DATA TO USE:
▽

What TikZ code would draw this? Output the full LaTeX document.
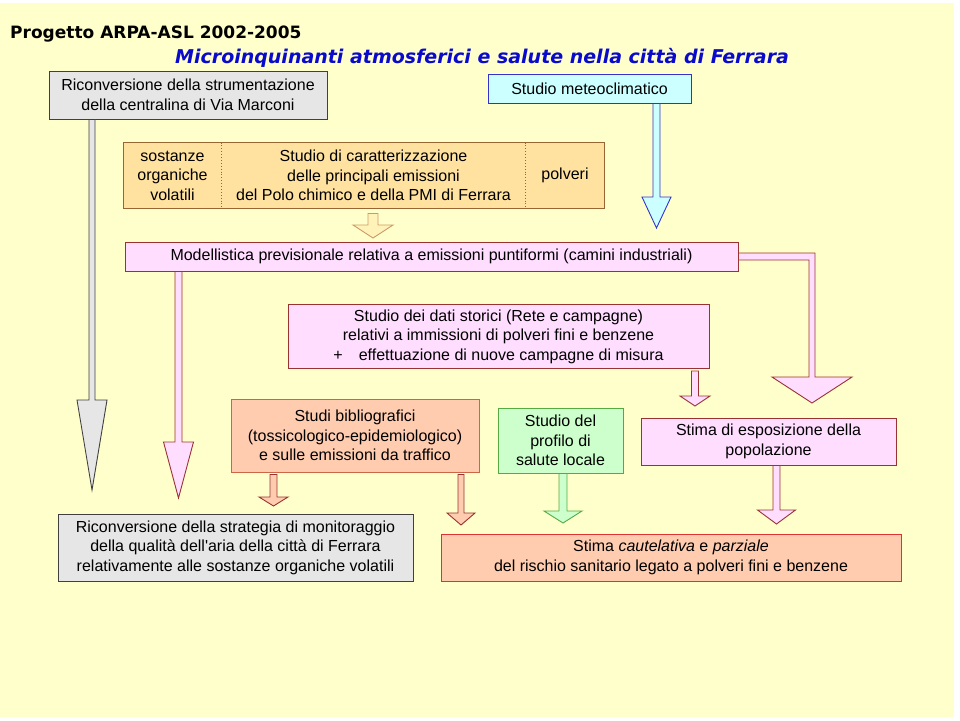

△
▽

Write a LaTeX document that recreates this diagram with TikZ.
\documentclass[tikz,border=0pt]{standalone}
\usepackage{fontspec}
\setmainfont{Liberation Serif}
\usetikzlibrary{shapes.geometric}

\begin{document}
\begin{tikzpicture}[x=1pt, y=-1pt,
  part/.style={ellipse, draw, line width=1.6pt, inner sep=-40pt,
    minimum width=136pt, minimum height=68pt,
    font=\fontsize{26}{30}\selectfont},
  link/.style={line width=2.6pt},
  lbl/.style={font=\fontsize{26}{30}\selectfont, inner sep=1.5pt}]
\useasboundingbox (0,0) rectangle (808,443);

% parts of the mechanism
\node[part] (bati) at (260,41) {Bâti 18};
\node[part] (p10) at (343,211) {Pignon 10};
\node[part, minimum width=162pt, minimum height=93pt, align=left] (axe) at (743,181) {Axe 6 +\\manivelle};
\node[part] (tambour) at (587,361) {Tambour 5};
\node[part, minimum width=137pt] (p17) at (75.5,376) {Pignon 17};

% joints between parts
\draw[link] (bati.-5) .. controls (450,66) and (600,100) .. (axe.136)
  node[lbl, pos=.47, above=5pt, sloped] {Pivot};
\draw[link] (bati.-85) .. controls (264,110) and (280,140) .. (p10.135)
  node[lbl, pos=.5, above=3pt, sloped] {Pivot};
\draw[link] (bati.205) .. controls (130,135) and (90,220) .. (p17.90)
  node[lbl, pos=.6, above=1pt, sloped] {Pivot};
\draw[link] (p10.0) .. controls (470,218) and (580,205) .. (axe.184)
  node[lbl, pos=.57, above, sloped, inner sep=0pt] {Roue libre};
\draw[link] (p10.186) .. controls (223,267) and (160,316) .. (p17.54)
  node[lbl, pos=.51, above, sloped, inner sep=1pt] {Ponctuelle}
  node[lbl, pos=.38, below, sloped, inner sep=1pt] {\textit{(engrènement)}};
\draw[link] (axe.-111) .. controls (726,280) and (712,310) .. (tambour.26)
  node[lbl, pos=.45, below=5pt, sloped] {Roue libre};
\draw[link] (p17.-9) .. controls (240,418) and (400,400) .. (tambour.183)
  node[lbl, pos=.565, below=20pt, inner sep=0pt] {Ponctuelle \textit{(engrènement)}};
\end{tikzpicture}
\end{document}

△

YOUR GOAL: Within the material above, extract exactly the lines that start at the line containing "Write a LaTeX" and stop after the line containing "minimum width=137pt] (p17)", and only those.

EXPECTED ANSWER:
Write a LaTeX document that recreates this diagram with TikZ.
\documentclass[tikz,border=0pt]{standalone}
\usepackage{fontspec}
\setmainfont{Liberation Serif}
\usetikzlibrary{shapes.geometric}

\begin{document}
\begin{tikzpicture}[x=1pt, y=-1pt,
  part/.style={ellipse, draw, line width=1.6pt, inner sep=-40pt,
    minimum width=136pt, minimum height=68pt,
    font=\fontsize{26}{30}\selectfont},
  link/.style={line width=2.6pt},
  lbl/.style={font=\fontsize{26}{30}\selectfont, inner sep=1.5pt}]
\useasboundingbox (0,0) rectangle (808,443);

% parts of the mechanism
\node[part] (bati) at (260,41) {Bâti 18};
\node[part] (p10) at (343,211) {Pignon 10};
\node[part, minimum width=162pt, minimum height=93pt, align=left] (axe) at (743,181) {Axe 6 +\\manivelle};
\node[part] (tambour) at (587,361) {Tambour 5};
\node[part, minimum width=137pt] (p17) at (75.5,376) {Pignon 17};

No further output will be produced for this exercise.